Syariat ini berlaku untuk laki-laki maupun wanita. Hanya saja para ulama mengecualikan darinya khatib jumat, dimana tidak ada satupun dalil yang menunjukkan bahwa Nabi shallallahu’alaihi wa sallam shalat tahiyatul masjid sebelum khutbah. Akan tetapi beliau datang dan langsung naik ke mimbar. Syariat ini juga berlaku untuk semua masjid, termasuk masjidil haram. Yang dimaksud dengan tahiyatul masjid adalah shalat dua rakaat sebelum duduk di dalam masjid. Tujuan ini sudah tercapai dengan shalat apa saja yang dikerjakan sebelum duduk. Oleh karena itu, shalat sunnah wudhu, shalat sunnah rawatib, bahkan shalat wajib, semuanya merupakan tahiyatul masjid jika dikerjakan sebelum duduk. Merupakan suatu hal yang keliru jika tahiyatul masjid diniatkan tersendiri, karena pada hakikatnya tidak ada dalam hadits ada shalat yang namanya ‘tahiyatul masjid’, akan tetapi ini hanyalah penamaan ulama untuk shalat dua rakaat sebelum duduk. Karenanya jika seorang masuk masjid setelah adzan lalu shalat qabliah atau sunnah wudhu, maka itulah tahiyatul masjid baginya. Tahiyatul masjid disyariatkan pada setiap waktu seseorang itu masuk masjid dan ingin duduk di dalamnya. Termasuk di dalamnya waktu-waktu yang terlarang untuk shalat, menurut sebagian pendapat kalangan ulama.

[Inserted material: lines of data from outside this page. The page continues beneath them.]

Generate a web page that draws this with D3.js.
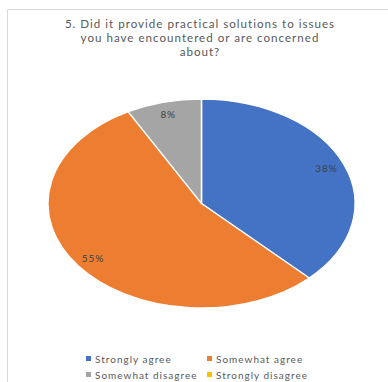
<!DOCTYPE html>
<html>
<head>
<meta charset="utf-8">
<script src="https://cdn.jsdelivr.net/npm/d3@7"></script>
<style>
  body { margin: 0; background: #fff; }
  text { font-family: Lato, "Open Sans", sans-serif; }
</style>
</head>
<body>
<svg id="chart" width="388" height="382"></svg>
<script>
// data
var categories = ["Strongly agree", "Somewhat agree", "Somewhat disagree", "Strongly disagree"];
var values = [38, 55, 8, 0];
var labels = ["38%", "55%", "8%", ""];
var colors = ["#4472C4", "#ED7D31", "#A5A5A5", "#FFC000"];
var titleLines = ["5. Did it provide practical solutions to issues",
                  "you have encountered or are concerned",
                  "about?"];

var svg = d3.select("#chart");

// chart border (only left & top show in the crop)
svg.append("path")
  .attr("d", "M7.5,382 V9.5 H388")
  .attr("fill", "none")
  .attr("stroke", "#d9d9d9")
  .attr("stroke-width", 1);

// title
svg.append("g")
  .selectAll("text")
  .data(titleLines)
  .enter().append("text")
  .attr("x", 200)
  .attr("y", function (d, i) { return 27.5 + i * 14; })
  .attr("text-anchor", "middle")
  .attr("font-size", "11.6px")
  .attr("letter-spacing", "1px")
  .attr("fill", "#595959")
  .text(function (d) { return d; });

// pie (stretched circle -> ellipse)
var cx = 201.5, cy = 203.5, rx = 153.5, ry = 104.5;

var pie = d3.pie().sort(null).value(function (d) { return d; });
var arcs = pie(values);

var arc = d3.arc().innerRadius(0).outerRadius(ry);

var pieG = svg.append("g")
  .attr("transform", "translate(" + cx + "," + cy + ") scale(" + (rx / ry) + ",1)");

pieG.selectAll("path")
  .data(arcs)
  .enter().append("path")
  .attr("d", arc)
  .attr("fill", function (d, i) { return colors[i]; })
  .attr("stroke", "#fff")
  .attr("stroke-width", 1.3)
  .attr("vector-effect", "non-scaling-stroke");

// data labels
var labelArc = d3.arc().innerRadius(ry * 0.88).outerRadius(ry * 0.88);
svg.append("g")
  .selectAll("text")
  .data(arcs)
  .enter().append("text")
  .attr("x", function (d) { return cx + labelArc.centroid(d)[0] * rx / ry; })
  .attr("y", function (d) { return cy + labelArc.centroid(d)[1]; })
  .attr("dy", "0.35em")
  .attr("text-anchor", "middle")
  .attr("font-size", "10px")
  .attr("letter-spacing", "0.9px")
  .attr("fill", "#404040")
  .text(function (d, i) { return labels[i]; });

// legend
var legendX = [86, 207];
var legendY = [359, 375];
var legend = svg.append("g")
  .selectAll("g")
  .data(categories)
  .enter().append("g")
  .attr("transform", function (d, i) {
    return "translate(" + legendX[i % 2] + "," + legendY[Math.floor(i / 2)] + ")";
  });

legend.append("rect")
  .attr("x", 0)
  .attr("y", -3)
  .attr("width", 5)
  .attr("height", 5)
  .attr("fill", function (d, i) { return colors[i]; });

legend.append("text")
  .attr("x", 9)
  .attr("y", 0)
  .attr("dy", "0.35em")
  .attr("font-size", "10px")
  .attr("letter-spacing", "1px")
  .attr("fill", "#595959")
  .text(function (d) { return d; });
</script>
</body>
</html>
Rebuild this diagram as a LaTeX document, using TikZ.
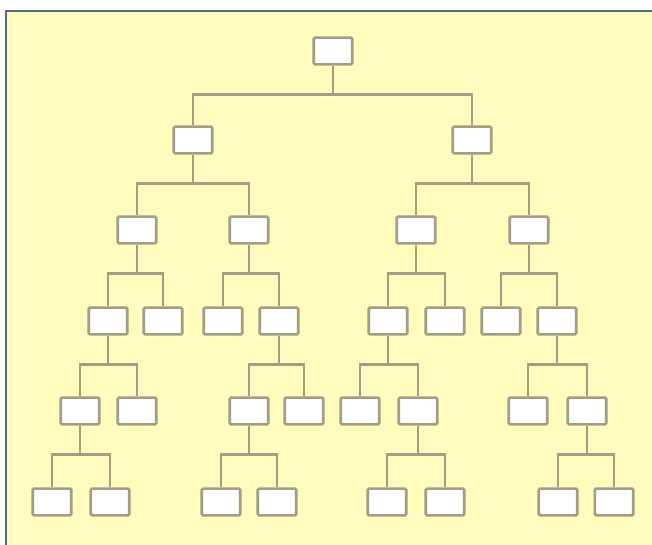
\documentclass[tikz,border=0pt]{standalone}
\usepackage{xcolor}
\definecolor{paper}{HTML}{FFFCBD}
\definecolor{frameline}{HTML}{4F6E84}
\definecolor{linkgray}{HTML}{A29E84}
\usetikzlibrary{positioning}

\tikzset{
  leafbox/.style={draw=linkgray, line width=0.065cm, fill=white, rounded corners=1pt,
    minimum width=0.96cm, minimum height=0.67cm, inner sep=0pt},
  link/.style={draw=linkgray, line width=0.065cm}
}

\begin{document}
\begin{tikzpicture}[x=0.025cm, y=-0.025cm]
  \useasboundingbox (0,0) rectangle (652,545);
  % background panel
  \fill[paper] (6,11) rectangle (652,545);
  \draw[frameline, line width=0.06cm] (6,545) -- (6,11) -- (652,11);

  % level 0 and 1
  \node[leafbox] (t)   at (333,51)  {};
  \node[leafbox] (tl)  at (193,140) {};
  \node[leafbox] (tr)  at (472,140) {};
  % level 2
  \node[leafbox] (tll) at (137,230) {};
  \node[leafbox] (tlr) at (249,230) {};
  \node[leafbox] (trl) at (416,230) {};
  \node[leafbox] (trr) at (529,230) {};
  % level 3
  \node[leafbox] (tlll) at (108,321) {};
  \node[leafbox] (tllr) at (163,321) {};
  \node[leafbox] (tlrl) at (223,321) {};
  \node[leafbox] (tlrr) at (279,321) {};
  \node[leafbox] (trll) at (388,321) {};
  \node[leafbox] (trlr) at (445,321) {};
  \node[leafbox] (trrl) at (501,321) {};
  \node[leafbox] (trrr) at (557,321) {};
  % level 4
  \node[leafbox] (tllll) at (80,411)  {};
  \node[leafbox] (tlllr) at (137,411) {};
  \node[leafbox] (tlrrl) at (249,411) {};
  \node[leafbox] (tlrrr) at (304,411) {};
  \node[leafbox] (trlll) at (360,411) {};
  \node[leafbox] (trllr) at (418,411) {};
  \node[leafbox] (trrrl) at (528,411) {};
  \node[leafbox] (trrrr) at (587,411) {};
  % level 5
  \node[leafbox] (tlllll) at (52,502)  {};
  \node[leafbox] (tllllr) at (110,502) {};
  \node[leafbox] (tlrrll) at (221,502) {};
  \node[leafbox] (tlrrlr) at (277,502) {};
  \node[leafbox] (trllrl) at (387,502) {};
  \node[leafbox] (trllrr) at (445,502) {};
  \node[leafbox] (trrrrl) at (558,502) {};
  \node[leafbox] (trrrrr) at (614,502) {};

  % connectors
  \foreach \p/\c in {t/tl, t/tr,
      tl/tll, tl/tlr, tr/trl, tr/trr,
      tll/tlll, tll/tllr, tlr/tlrl, tlr/tlrr,
      trl/trll, trl/trlr, trr/trrl, trr/trrr,
      tlll/tllll, tlll/tlllr, tlrr/tlrrl, tlrr/tlrrr,
      trll/trlll, trll/trllr, trrr/trrrl, trrr/trrrr,
      tllll/tlllll, tllll/tllllr, tlrrl/tlrrll, tlrrl/tlrrlr,
      trllr/trllrl, trllr/trllrr, trrrr/trrrrl, trrrr/trrrrr}
    \draw[link] (\p.south) -- ++(0,29) -| (\c.north);
\end{tikzpicture}
\end{document}
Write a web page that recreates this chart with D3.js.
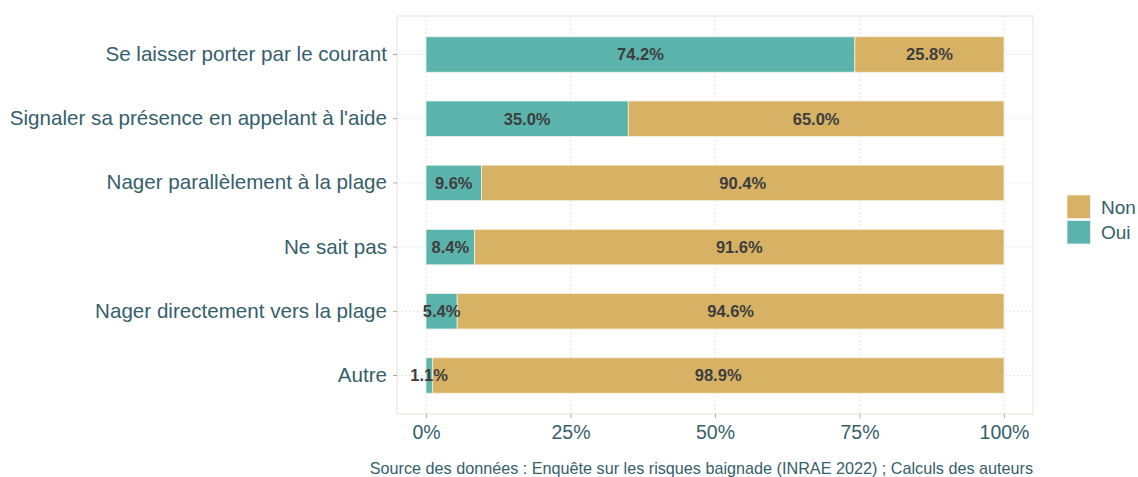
<!DOCTYPE html>
<html>
<head>
<meta charset="utf-8">
<script src="https://cdn.jsdelivr.net/npm/d3@7"></script>
<style>
  body { margin: 0; background: #fff; }
  text { font-family: "Liberation Sans", Arial, sans-serif; }
</style>
</head>
<body>
<div class="chart"></div>
<script>
var categories = [
  "Se laisser porter par le courant",
  "Signaler sa présence en appelant à l'aide",
  "Nager parallèlement à la plage",
  "Ne sait pas",
  "Nager directement vers la plage",
  "Autre"
];
var ouiValues = [74.2, 35.0, 9.6, 8.4, 5.4, 1.1];
var nonValues = [25.8, 65.0, 90.4, 91.6, 94.6, 98.9];
var xTicks = [0, 25, 50, 75, 100];
var legendLabels = ["Non", "Oui"];
var sourceText = "Source des données : Enquête sur les risques baignade (INRAE 2022) ; Calculs des auteurs";

var svgWidth = 1138;
var svgHeight = 477;

var panel = { left: 397, top: 16, right: 1033, bottom: 414 };

var colOui = "#5bb4ab";
var colNon = "#d8b264";
var textCol = "#35606b";

var svg = d3.select(".chart")
  .append("svg")
  .attr("width", svgWidth)
  .attr("height", svgHeight);

// scales
var xScale = d3.scaleLinear()
  .domain([0, 100])
  .range([426, 1004]);

var yScale = d3.scaleBand()
  .domain(categories)
  .range([22.4, 407.6])
  .paddingInner(0.448)
  .paddingOuter(0.224);

// grid
var grid = svg.append("g");
grid.selectAll(".vgrid")
  .data(xTicks)
  .enter()
  .append("line")
  .attr("x1", d => xScale(d))
  .attr("x2", d => xScale(d))
  .attr("y1", panel.top)
  .attr("y2", panel.bottom)
  .attr("stroke", "#e6e6e6")
  .attr("stroke-dasharray", "2,2");

grid.selectAll(".hgrid")
  .data(categories)
  .enter()
  .append("line")
  .attr("x1", panel.left)
  .attr("x2", panel.right)
  .attr("y1", d => yScale(d) + yScale.bandwidth() / 2)
  .attr("y2", d => yScale(d) + yScale.bandwidth() / 2)
  .attr("stroke", "#e6e6e6")
  .attr("stroke-dasharray", "2,2");

// data rows
var rows = categories.map(function(c, i) {
  return { cat: c, oui: ouiValues[i], non: nonValues[i] };
});

// bars
svg.selectAll(".barOui")
  .data(rows)
  .enter()
  .append("rect")
  .attr("x", d => xScale(0))
  .attr("y", d => yScale(d.cat))
  .attr("width", d => xScale(d.oui) - xScale(0))
  .attr("height", yScale.bandwidth())
  .attr("fill", colOui)
  .attr("stroke", "#eef3ee")
  .attr("stroke-width", 0.8);

svg.selectAll(".barNon")
  .data(rows)
  .enter()
  .append("rect")
  .attr("x", d => xScale(d.oui))
  .attr("y", d => yScale(d.cat))
  .attr("width", d => xScale(d.oui + d.non) - xScale(d.oui))
  .attr("height", yScale.bandwidth())
  .attr("fill", colNon)
  .attr("stroke", "#f5efe0")
  .attr("stroke-width", 0.8);

// value labels
svg.selectAll(".lblOui")
  .data(rows)
  .enter()
  .append("text")
  .attr("x", d => xScale(d.oui / 2))
  .attr("y", d => yScale(d.cat) + yScale.bandwidth() / 2)
  .attr("dy", "0.36em")
  .attr("text-anchor", "middle")
  .attr("font-size", "16.5px")
  .attr("font-weight", "bold")
  .attr("fill", "#3d3d3d")
  .text(d => d.oui.toFixed(1) + "%");

svg.selectAll(".lblNon")
  .data(rows)
  .enter()
  .append("text")
  .attr("x", d => xScale(d.oui + d.non / 2))
  .attr("y", d => yScale(d.cat) + yScale.bandwidth() / 2)
  .attr("dy", "0.36em")
  .attr("text-anchor", "middle")
  .attr("font-size", "16.5px")
  .attr("font-weight", "bold")
  .attr("fill", "#3d3d3d")
  .text(d => d.non.toFixed(1) + "%");

// panel border
svg.append("rect")
  .attr("x", panel.left)
  .attr("y", panel.top)
  .attr("width", panel.right - panel.left)
  .attr("height", panel.bottom - panel.top)
  .attr("fill", "none")
  .attr("stroke", "#e9e6df")
  .attr("stroke-width", 1.2);

// axes
var bottomAxis = d3.axisBottom(xScale)
  .tickValues(xTicks)
  .tickFormat(d => d + "%")
  .tickSize(4)
  .tickPadding(7);

var xAxisG = svg.append("g")
  .attr("transform", `translate(0, ${panel.bottom})`)
  .call(bottomAxis);
xAxisG.select(".domain").remove();
xAxisG.selectAll("line").attr("stroke", "#aaaaaa");
xAxisG.selectAll("text")
  .attr("font-size", "19.5px")
  .attr("fill", textCol)
  .attr("font-family", "Liberation Sans, Arial, sans-serif");

var leftAxis = d3.axisLeft(yScale)
  .tickSize(4)
  .tickPadding(6);

var yAxisG = svg.append("g")
  .attr("transform", `translate(${panel.left}, 0)`)
  .call(leftAxis);
yAxisG.select(".domain").remove();
yAxisG.selectAll("line").attr("stroke", "#aaaaaa");
yAxisG.selectAll("text")
  .attr("font-size", "20.6px")
  .attr("fill", textCol)
  .attr("font-family", "Liberation Sans, Arial, sans-serif");

// legend
var legendColors = { "Non": colNon, "Oui": colOui };
var legend = svg.append("g")
  .attr("transform", "translate(1067, 195)");

var items = legend.selectAll(".item")
  .data(legendLabels)
  .enter()
  .append("g")
  .attr("transform", (d, i) => `translate(0, ${i * 25.5})`);

items.append("rect")
  .attr("width", 23.5)
  .attr("height", 23.5)
  .attr("fill", d => legendColors[d])
  .attr("stroke", "#f2f2f2")
  .attr("stroke-width", 0.8);

items.append("text")
  .attr("x", 34)
  .attr("y", 12)
  .attr("dy", "0.36em")
  .attr("font-size", "19px")
  .attr("fill", textCol)
  .text(d => d);

// caption
svg.append("text")
  .attr("x", panel.right)
  .attr("y", 474)
  .attr("text-anchor", "end")
  .attr("font-size", "16.2px")
  .attr("fill", textCol)
  .text(sourceText);
</script>
</body>
</html>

Menghadap Sutrah Ketika Shalat

Yang dimaksud denagan sutrah adalah pembatas dalam shalat, bisa berupa tembok, tiang, orang yang sedang duduk/sholat, tongkat, tas, dll. Sutrah disyariatkan bagi imam dan bagi orang yang shalat sendirian. Dalil yang menunjukkan disyariatkannya shalat menghadap sutrah terdapat dalam sabda Nabi shallallahu ‘alaihi wa sallam berikut :

إِذَا صَلَّى أَحَدُكُمْ فَلْيُصَلِّ إِلَى سُتْرَةٍ وَلْيَدْنُ مِنْهَا

Apabila salah seorang di antara kalian shalat, hendaknya ia shalat dengan menghadap sutrah dan mendekatlah padanya” (HR. Abu Daud 698. Syaikh Al Albani mengatakan bahwa hadits ini shahih sebagaimana dalam Shahihul Jaami’ 651)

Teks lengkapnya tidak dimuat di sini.